In the back of the house on the first floor is Pearl’s grandfather’s room. He was a clockmaker and a great storyteller. To set the scene, Lubin-Tyler has visitors imagine the young Pearl walking into a room echoing with the sound of clocks ticking away.
“She remembers at nine years old coming in here and hearing all the clocks ticking and the watches as he was working on them,” Lubin-Tyler said.
Also on the first floor is a new gift shop, formerly housed in the cellar. Now, visitors enter a bookstore type area where they can buy copies of Pearl’s books, Good Earth Tea and locally made maple syrup.
“The root cellar is a root cellar,” Lubin-Tyler said. “It does not work with being a bookstore. It’s something very new here. It’s a place where people can come in and browse, and learn about her books.”
While the first floor is dedicated to family, the second floor is all about Pearl. The four rooms are dedicated to different parts of her life – birth, childhood, young adulthood and her life in China.
In the room of her childhood, dolls and a spinning wheel are displayed among the beds. Lubin-Tyler explained how Pearl spent her childhood in the house.
“We talk about Pearl at nine years old and how she felt at nine,” Lubin-Tyler said. “What did she do in this room? You’re experiencing it.”
One item – the spinning wheel – has an interesting connection to Pearl’s inspiration, Charles Dickens.
“This one particularly,” Lubin-Tyler said of the wheel. “I looked it up in history and found out that this piece is a weasel and it measures the yarn after it’s spun on the walking wheel. You know the song, ‘Pop Goes the Weasel?’ It was originally a British song and guess who it’s about? Charles Dickens.”
The room happens to be next to the porch where Pearl sat and read her Charles Dickens’ books, dreaming of the day she, too, would become an author.
The next room on the tour leads into Pearl’s adult life. Fashions from America and China hang on the walls and several of Pearl’s early works are on display next to a photo of her receiving a Nobel Prize.
The final room transports visitors to a different country. Brightly colored banners, umbrellas and artifacts from Pearl’s life in China fill the room with a sense of her second home.
“Why not tell of her life in China with the Chinese things?” Lubin-Tyler said. “It all brings it together. I’m able to talk about them and the life she had.”
The final stage of the tour leads to the cellar, kitchen and dining room.
A section of the cellar originally closed to the public is now open and shows how the family stored food and kitchen items, leaving more space in the dining room for a fully set table and the pie safe.

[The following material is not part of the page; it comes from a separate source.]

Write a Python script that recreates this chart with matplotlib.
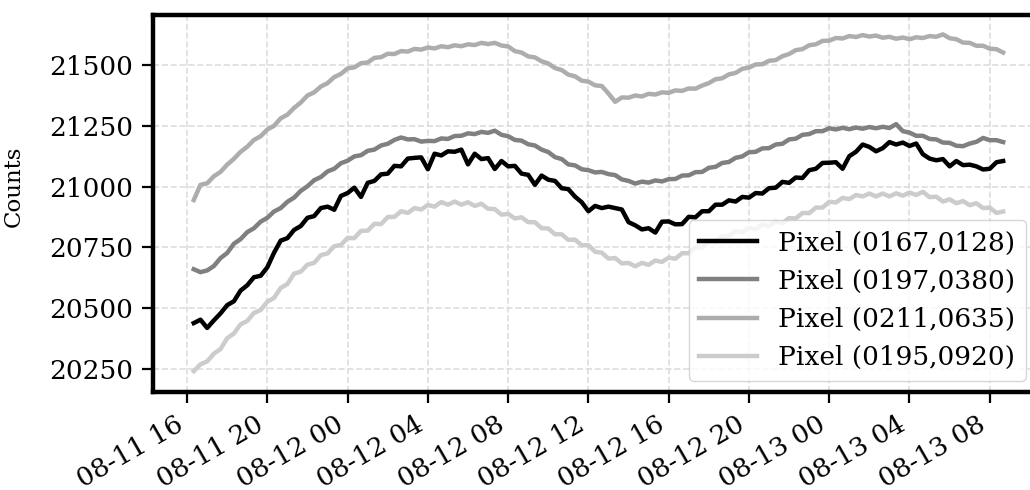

The table is set with china Carolina chose to remind them of Holland, and napkins she embroidered for her son’s wedding anniversary.
“People can really feel it,” Lubin-Tyler said. “There are all original pieces here. The pie safe now becomes meaningful. It displays the beautiful China. It’s one thing to see a photograph but to see it and then experience the story of it, that’s what we’re trying to draw.”
The former gift shop in the cellar is now an exhibition room, filled with items inspired by Pearl and the Birthplace. A miniature replica of the house sits on a table under kites and costumes from the “My Mother’s House,” play which was performed at the grand opening of the museum in 1974.
Shelves are lined with photographs and other memorabilia to add to the experience.
By the end of the tour, visitors will have a better understanding of who Pearl was, what her family was like and what life was like in Pocahontas County in the 1800s.
“Pearl saw this house as her Gateway to America and now, we’re looking at this and, in my mind, this is the gateway to learning who Pearl is,” Lubin-Tyler said. “Discover her here because her life will take you around the world.”